While implementing a custom 16 bit target for academical and demonstration purposes, I unexpectedly found that LLVM was not really ready for 8 bit and 16 bit targets. Let me expose why.
Target backends can be divided into two major categories, with essentially nothing in between:
Type 1: The big 32 or 64 bit targets. Heavily pipelined with expensive branches, running at clock frequencies up to the GHZ range. Aimed at workstations, computers or smartphones. For example PowerPC, x86 and ARM.
Type 2: The 8 or 16 bit targets. Non-pipelined processors, running at frequencies on the MHz range, generally fast access to memory, aimed at the embedded marked or low consumption applications (they are virtually everywhere). LLVM currently implements an experimental AVR target and the MSP430.
LLVM does a great for Type 1 targets, but it can be improved for Type 2 targets.
The essential target feature that makes one way of code generation better for either type 1 or type 2 targets, is pipelining. For type 1 we want branching to be avoided for as much as possible. Turning branching code into sequential instructions with the execution of speculative code is advantageous. These targets have instruction sets that help with that goal, in particular cheap ‘shifts’ and ‘cmove' type instructions.
Type 2 targets, on the contrary, have cheap branching. Their instruction set is not particularly designed to assist branching avoidance because that’s not required. In fact, branching on these targets is often desirable, as opposed to transforms creating expensive speculative execution. ‘Shifts’ are only one-single-bit, and conditional execution instructions other than branches are not available.
The current situation is that some LLVM target-independent optimisations are not really that ‘independent' when we bring type 2 targets into the mix. Unfortunately, LLVM was apparently designed with type 1 targets in mind alone, which causes degraded code for type 2 targets. In relation to this, I posted a couple of bug reports that show some of these issues:
The first bug is already fixed by somebody who also suggested me to raise this subject on the llvm-dev mailing list, which I’m doing now.
Incidentally, most code degradations happen on the DAGCombine code. It’s a bug because LLVM may create transforms into instructions that are not Legal for some targets. Such transforms are detrimental on those targets. This bug won't show for most targets, but it is nonetheless particularly affecting targets with no native shifts support. The bug consists on the transformation of already relatively cheap code to expensive one. The fix prevents that.
Still, although the above DAGCombine code gets fixed, the poor code generation issue will REMAIN. In fact, the same kind of transformations are performed earlier as part of the IR optimisations, in the InstCombine pass. The result is that the IR /already/ incorporates the undesirable transformations for type 2 targets, which DAGCombine can't do anything about.
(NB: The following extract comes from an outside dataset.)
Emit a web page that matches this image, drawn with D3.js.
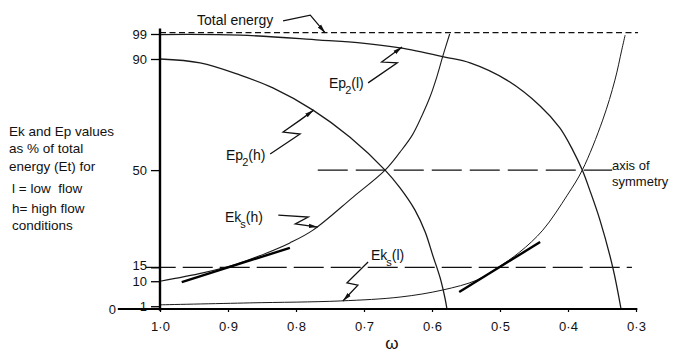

At this point, reverse pattern matching looks as the obvious solution, but I think it’s not the right one because that would need to be implemented on every single current or future (type 2) target. It is also difficult to get rid of undesired transforms when they carry complexity, or are the result or consecutive combinations. Delegating the whole solution to only reverse pattern matching code, will just perpetuate the overall problem, which will continue affecting future target developments. Some reverse pattern matching is acceptable and desirable to deal with very specific target features, but not as a global solution to this problem.
On a previous email, a statement was posted that in recent years attempts have been made to remove code from InstCombine and port it to DAGCombiner. I agree that this is a good thing to do, but it was reportedly difficult and associated with potential problems or unanticipated regressions. I understand those concerns and I acknowledge the involved work as challenging. However, in order to solve the presented problem, some work is still required in InstCombine.
Therefore, I wondered if something in between could still be done, so this is my proposal: There are already many command line compiler options that modify IR output in several ways. Some options are even target dependent, and some targets even explicitly set them (In RenderTargetOptions). The InstCombine code, has itself its own small set of options, for example "instcombine-maxarray-size” or "instcombine-code-sinking”. Command line compiler options produce functionally equivalent IR output, while respecting stablished canonicalizations. In all cases, the output is just valid IR code in a proper form that depends on the selected options. As an example -O0 produces a very different output than -O3, or -Os, all of them are valid as the input to any target backend. My suggestion would be to incorporate a compiler option acting on the InstCombine pass. The option would improve IR code aimed at Type 2 targets. Of course, this option would not be enabled by default so the IR output would remain exactly as it is today if not explicitly enabled.
What this option would need to do in practice is really easy and straightforward. Just bypassing (avoiding) certain transformations that might be considered harmful for targets benefiting from it. I performed some simple tests, specially directed at the InstCombineSelect transformations, and I found them to work great and generating greatly improved code for both the MSP430 and AVR targets.
Now, I am aware that this proposal might come a bit unexpected and even regarded as inelegant or undesirable, but maybe after some careful balancing of pros and cons, it is just what we need to do, if we really care about LLVM as a viable platform for 8 and 16 bit targets. As stated earlier, It’s easy to implement, it’s just an optional compiler setting not affecting major targets at all, and the future extend of it can be gradually defined or agreed upon as it is put into operation. Any views would be appreciated.